Top 50 by MAD / Median
The live model-divergence leaderboard loads after the page hydrates. Rows are ranked by MAD / median of per-model iv_rmse across 8 calibrated pricing models. Regime universe (~124 symbols spanning single stocks, sector ETFs, and bond ETFs).
Methodology
Cross-model score = MAD(iv_rmse) / max(median(iv_rmse), ε) across 8 models (bates, bs, essvi, heston, kou, merton, sabr, vg). Filters per-fit: is_fallback = false, iv_rmse finite and positive, n_options ≥ 10. Symbols included only when ≥6 valid fits exist. MAD is robust to single-model outliers. Median RMSE is displayed as the absolute fit-quality column — read it alongside the dispersion score to distinguish "all models agree well" from "all models agree poorly." Sourced from regime_model_fits daily. Regime universe (~124 symbols spanning single stocks, sector ETFs, and bond ETFs).
Frequently Asked Questions
Why 8 models?
Each captures a different slice of market dynamics. Black-Scholes is the baseline. Heston adds stochastic vol. SABR parameterizes the smile. Merton and Kou add jumps. Bates combines Heston + jumps. Variance Gamma uses a subordinated Brownian motion for heavy tails. eSSVI parameterizes the surface itself. High agreement + good fit = clean surface. High agreement + poor fit = hard surface no model handles well. Disagreement = specific features some models capture and others miss.
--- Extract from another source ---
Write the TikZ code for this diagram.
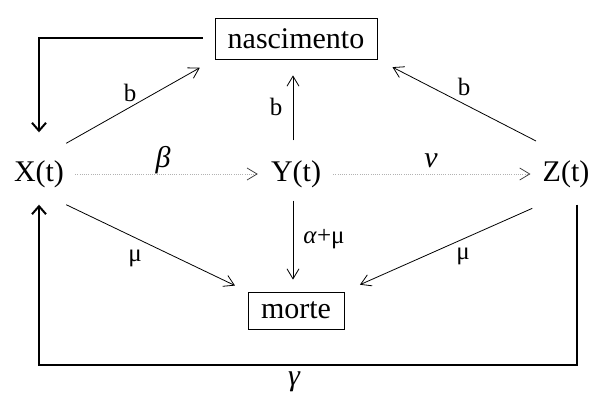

Why MAD/median instead of standard deviation?
MAD is robust — unlike stddev, it is not inflated by one or two outlier fits. If 7 of 8 models fit similarly and one fails badly, stddev spikes but MAD barely moves, which matches the regime question we are asking.
What does the best-fit model tell me?
Which model currently explains the surface best. Heavy-tailed models (Kou, Bates) fitting best = surface has jump-like features. Smooth models (BS, eSSVI) fitting best = smoothly-behaved surface. Changes in which model fits best over time are themselves a regime signal.
Why ~124 symbols?
The regime pipeline runs a full 8-model calibration per symbol, which is computationally expensive. We currently run it across a curated universe of ~124 names covering major single stocks, sector ETFs (XLF, XLY, XLE, etc.), and bond ETFs (TLT, IEF, LQD). Each symbol is categorized into one scope (bellwether / sector / fixed_income / etc.) in regime_daily, but the screener reads across all scopes so coverage is uniform. Expanding the universe is an ops decision, not a data-availability issue.